I was working at an online school and I would be lent out to the writers, patching up old content that was clearly made with that deadly mix of inexperience and haste – it was a mess.
I was a B.Sc. student at the time and occasionally I found problems in the high school physics’ math course, which I always triple checked before I brought it up.
The physics writer didn’t take kindly to that.
Each of these emails took at least a week to get a reply.
Me: I found an issue with one of your true-or-false answers, from this lesson. Here’s the math explaining the solution. If you can double check and authorize it I can have that patched up for the students in a minute.
Client: The answer is fine and here’s why. Please leave the learning content to me.

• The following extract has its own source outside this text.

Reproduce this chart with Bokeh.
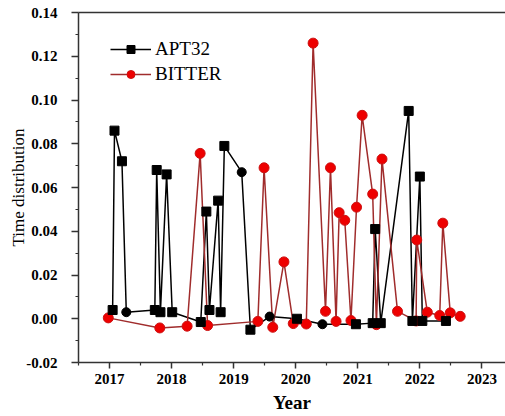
from bokeh.plotting import figure
from bokeh.models import (Range1d, FixedTicker, PrintfTickFormatter, Legend,
                          LegendItem, LinearAxis, ColumnDataSource)
from bokeh.embed import file_html
from bokeh.resources import INLINE

# ---- data ----
apt_year = [2017.05, 2017.08, 2017.20, 2017.27, 2017.73, 2017.76, 2017.82, 2017.92,
            2018.01, 2018.47, 2018.56, 2018.61, 2018.75, 2018.79, 2018.85, 2019.13,
            2019.27, 2019.58, 2020.02, 2020.43, 2020.97, 2021.24, 2021.28, 2021.37,
            2021.82, 2021.88, 2022.00, 2022.04, 2022.42]
apt_val = [0.004, 0.086, 0.072, 0.003, 0.004, 0.068, 0.003, 0.066,
           0.003, -0.0015, 0.049, 0.004, 0.054, 0.003, 0.079, 0.067,
           -0.005, 0.001, 0.000, -0.0025, -0.0025, -0.002, 0.041, -0.002,
           0.095, -0.001, 0.065, -0.001, -0.001]

bit_year = [2016.98, 2017.81, 2018.25, 2018.46, 2018.58, 2019.39, 2019.49, 2019.63,
            2019.81, 2019.96, 2020.17, 2020.28, 2020.48, 2020.56, 2020.65, 2020.70,
            2020.79, 2020.89, 2020.98, 2021.07, 2021.24, 2021.30, 2021.39, 2021.64,
            2021.94, 2021.95, 2022.12, 2022.32, 2022.37, 2022.49, 2022.65]
bit_val = [0.0004, -0.0042, -0.0034, 0.0756, -0.0031, -0.0012, 0.069, -0.0039,
           0.026, -0.0022, -0.0024, 0.126, 0.0034, 0.069, -0.0012, 0.0485,
           0.045, -0.0008, 0.051, 0.093, 0.057, -0.0027, 0.073, 0.0034,
           -0.001, 0.036, 0.003, 0.0015, 0.0437, 0.0027, 0.0011]

x_ticks = [2017, 2018, 2019, 2020, 2021, 2022, 2023]
y_ticks = [-0.02, 0.0, 0.02, 0.04, 0.06, 0.08, 0.10, 0.12, 0.14]

# APT32 points drawn as black circles in the reference
apt_circle_idx = [3, 15, 17, 19]

SERIF = "'Liberation Serif', 'Times New Roman', Times, serif"
AX = "#333333"

p = figure(width=505, height=416, output_backend="svg", toolbar_location=None,
           x_range=Range1d(2016.5, 2023.38), y_range=Range1d(-0.02, 0.14),
           min_border_left=78, min_border_top=12, min_border_right=0,
           min_border_bottom=54)
p.outline_line_color = None
p.grid.visible = False
p.background_fill_color = "white"

# ---- axes ----
xa = p.xaxis[0]
xa.ticker = FixedTicker(ticks=x_ticks, minor_ticks=[t + 0.5 for t in x_ticks[:-1]] + [2016.5])
ya = p.yaxis[0]
ya.ticker = FixedTicker(ticks=y_ticks, minor_ticks=[round(t + 0.01, 3) for t in y_ticks[:-1]])
ya.formatter = PrintfTickFormatter(format="%.2f")

for ax in (xa, ya):
    ax.axis_line_color = AX
    ax.axis_line_width = 1.5
    ax.major_tick_line_color = AX
    ax.major_tick_line_width = 1.5
    ax.minor_tick_line_color = AX
    ax.minor_tick_line_width = 1.2
    ax.major_tick_out = 6
    ax.major_tick_in = 0
    ax.minor_tick_out = 3
    ax.minor_tick_in = 0
    ax.major_label_text_font = SERIF
    ax.major_label_text_font_style = "bold"
    ax.major_label_text_font_size = "15px"
    ax.major_label_text_color = "black"
    ax.axis_label_text_font = SERIF
    ax.axis_label_text_color = "black"

xa.axis_label = "Year"
xa.axis_label_text_font_size = "19px"
xa.axis_label_text_font_style = "bold"
xa.major_label_standoff = 5
xa.axis_label_standoff = 5

ya.axis_label = "Time distribution"
ya.axis_label_text_font_size = "17px"
ya.axis_label_text_font_style = "normal"
ya.major_tick_out = 7
ya.major_label_standoff = 14
ya.axis_label_standoff = -5

top = LinearAxis(ticker=FixedTicker(ticks=[], minor_ticks=[]),
                 major_tick_line_color=None, minor_tick_line_color=None,
                 axis_line_color=AX, axis_line_width=1.5, major_label_standoff=0)
p.add_layout(top, "above")

# ---- series ----
apt_src = ColumnDataSource(dict(x=apt_year, y=apt_val))
bit_src = ColumnDataSource(dict(x=bit_year, y=bit_val))
apt_src.data["m"] = ["circle" if i in apt_circle_idx else "square" for i in range(len(apt_year))]

l1 = p.line("x", "y", source=apt_src, line_color="black", line_width=1.5)
l2 = p.line("x", "y", source=bit_src, line_color="#A02C2C", line_width=1.5)
s2 = p.scatter("x", "y", source=bit_src, marker="circle", size=10,
               fill_color="#EE0000", line_color="#CC1111", line_width=1)
s1 = p.scatter("x", "y", source=apt_src, marker="m", size=9,
               fill_color="black", line_color="black")

# legend proxies
lg1 = p.line([0], [0], line_color="black", line_width=1.5)
lg1s = p.scatter([0], [0], marker="square", size=9, fill_color="black", line_color="black")
lg2 = p.line([0], [0], line_color="#A02C2C", line_width=1.5)
lg2s = p.scatter([0], [0], marker="circle", size=10, fill_color="#EE0000", line_color="#CC1111")

legend = Legend(items=[LegendItem(label="APT32", renderers=[lg1, lg1s]),
                       LegendItem(label="BITTER", renderers=[lg2, lg2s])],
                location=(32, 277), padding=0, margin=0, spacing=3,
                glyph_width=41, glyph_height=20, label_height=20,
                label_standoff=4, border_line_color=None,
                background_fill_alpha=0,
                label_text_font=SERIF, label_text_font_size="19px",
                label_text_color="black")
p.add_layout(legend)

open("out.html", "w").write(file_html(p, INLINE))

Me: I understand why that would make intuitive sense, but could you please check the math I sent because it’s a bit counterintuitive.
Client: Oh, you have a point – but it’s still fine because of [reason].
Me: Actually that’s already in the math I sent in the first email, please check it again.
Client: Yes, but I’m pretty sure it’s a different answer entirely. We were both wrong but I think I’ve figured it out.
I was getting a little annoyed after a month of not being able to fix an error students were actively using, and the tone of trying to find an out that protects his ego didn’t help.
Me: That’s in the math from my first email too. Please. Check again. Would you like me to explain the physics once more?
Client: Oh. You’re right. Huh.
Me: Cool. Am I authorized to fix it?
Client: No, how about we just add it to an errata section hidden at the bottom of the page beneath a button students never click.
Down the line he edited out another mistake I found, then told me it wasn’t there. I could plainly see he had edited the page that day.
Me: Look, you don’t have to lie to me. I don’t really like being gas lit, even if it’s minor.
Client: Well, you hurt my feelings too with your corrections so now we’re even.